Dice la professoressa Maria Luisa Di Felice che, dopo la liberalizzazione  del mercato del carbone  e la conseguente crisi finanziaria della SMCS, è resa più concreta, “all’avvio della I Legislatura parlamentare, la prospettiva della smobilitazione, con la riduzione degli organici” nel Sulcis.

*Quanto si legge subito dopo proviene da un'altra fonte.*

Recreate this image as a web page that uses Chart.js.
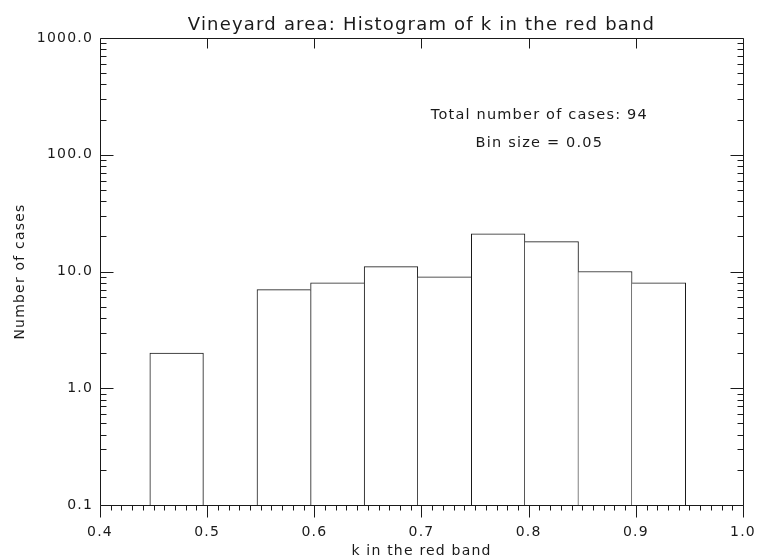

Per questo gli operai cominciano a tessere “una rete di solidarietà tra i lavoratori sardi del settore, in occasione del II Congresso regionale della Federazione regionale dei minatori sardi, tenutosi ad Iglesias, e a sollecitare il sostegno delle  organizzazioni sindacali nazionali, durante il III Congresso della Federazione  italiana minatori e cavatori, svoltosi a Firenze nel maggio del 1948″. E non viene solo dalla CGIL  nazionale l’appoggio immediato ai lavoratori di Carbonia, ma anche direttamente dalla politica, nella mozione approvata dal Comitato direttivo della Federazione del Partito comunista di Cagliari, “Per la difesa di Carbonia”: dopo aver denunciato l’incuria della direzione nei confronti di macchine e attrezzature minerarie, vecchi di cinquanta anni i sistemi di lavorazione nello stabilimento di S. Antioco 5), il PCI auspica l’aumento del rendimento-uomo giornaliero, perché diminuiscano i costi di produzione, attraverso il rinnovamento dell’ attrezzatura tecnica  e la messa in coltivazione delle nuove miniere di Seruci. Per concludere sul Consiglio  di gestione: contro  l’ostilità e il sabotaggio del governo e della SMCS,  un’azione politica che mobiliti tutte le forze democratiche della  Regione e avvii un progetto di salvaguardia  delle miniere e dell’occupazione nel Sulcis.